Menyinggung terjadinya transaksi dalam proses pembahasan legislasi tersebut, memang tidak bisa dihindari. Dan, disitulah kata Ronald perlunya perimbangan dari partai-partai untuk menyamakan visi dan misi bersama pemerintah, agar produk UU yang dihasilkan tidak bermasalah di kemudian hari, dan dijudicial review oleh masyarakat ke Mahkamah Konstitusi (MK).

“Berbagai kepentingan dalam pembahasan UU memang sulit dihindari, tapi itu bisa diatasi jika DPR dan pemerintah mempunyai visi yang sama untuk kepentingan rakyat, bangsa, dan negara,” pungkasnya.

Sementara itu selama 2009-2012 ini DPR RI baru menghasilkan 247 UU, dari target yang dibutuhkan dan masuk ke Baleg DPR sebanyak 1.000 (seribuan) yang ada dalam daftar inventarisasi masalah (DIM) DPR RI. Dan, dalam masa sidang 2012 lalu DPR RI sudah menyelesaikan 7 RUU yang terkait dengan pengelolaan sektor moneter dan fiskal.

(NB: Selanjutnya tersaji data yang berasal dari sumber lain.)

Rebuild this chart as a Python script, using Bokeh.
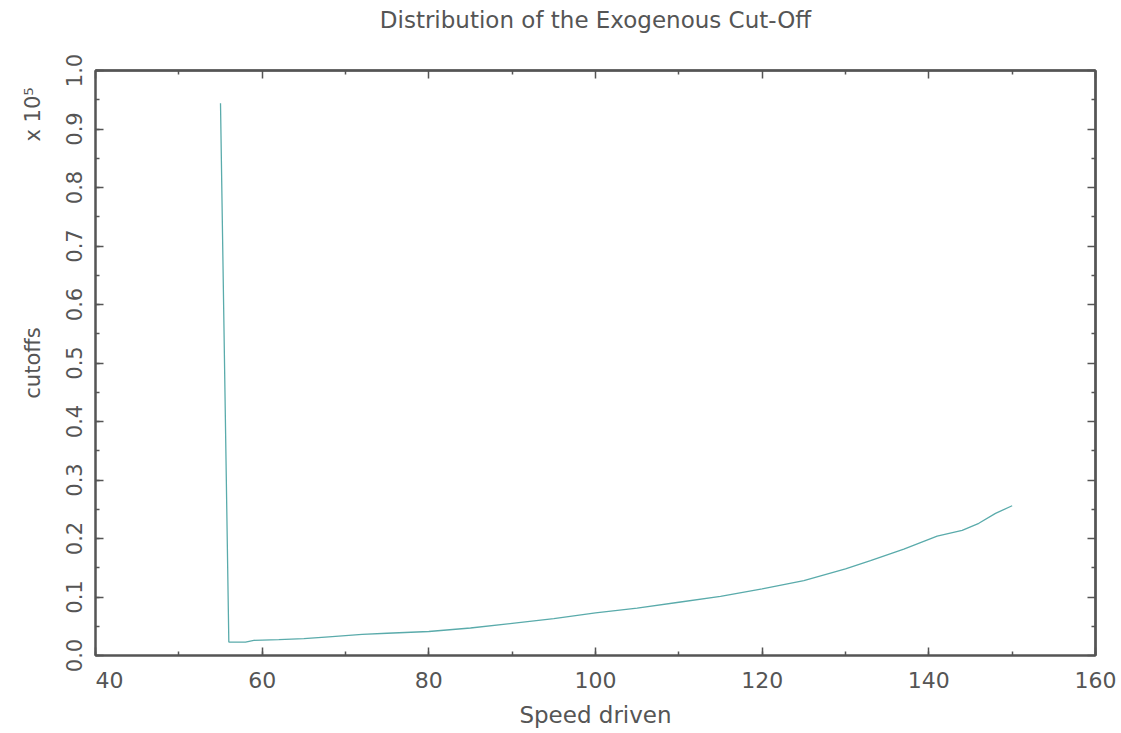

Yaitu, RUU tentang otoritas jasa keuangan (OJK), RUU Transfer Dana, RUU tentang Jaringan Pengamanan Sistem Keuangan (JPSK), RUU tentang perubahan kedua atas UU Nomor 7 tahun 1992 tentang perbankan, RUU tentang perubahan ketiga atas UU Nomor 23 tahun 1999 tentang Bank Indonesia, RUU perubahan atas UU Nomor 24 tahun 2004 tentang Lembaga Penjamin Simpanan (LPS), dan RUU perubahan atas UU Nomor 8 tahun 1995 tentang Pasar Modal.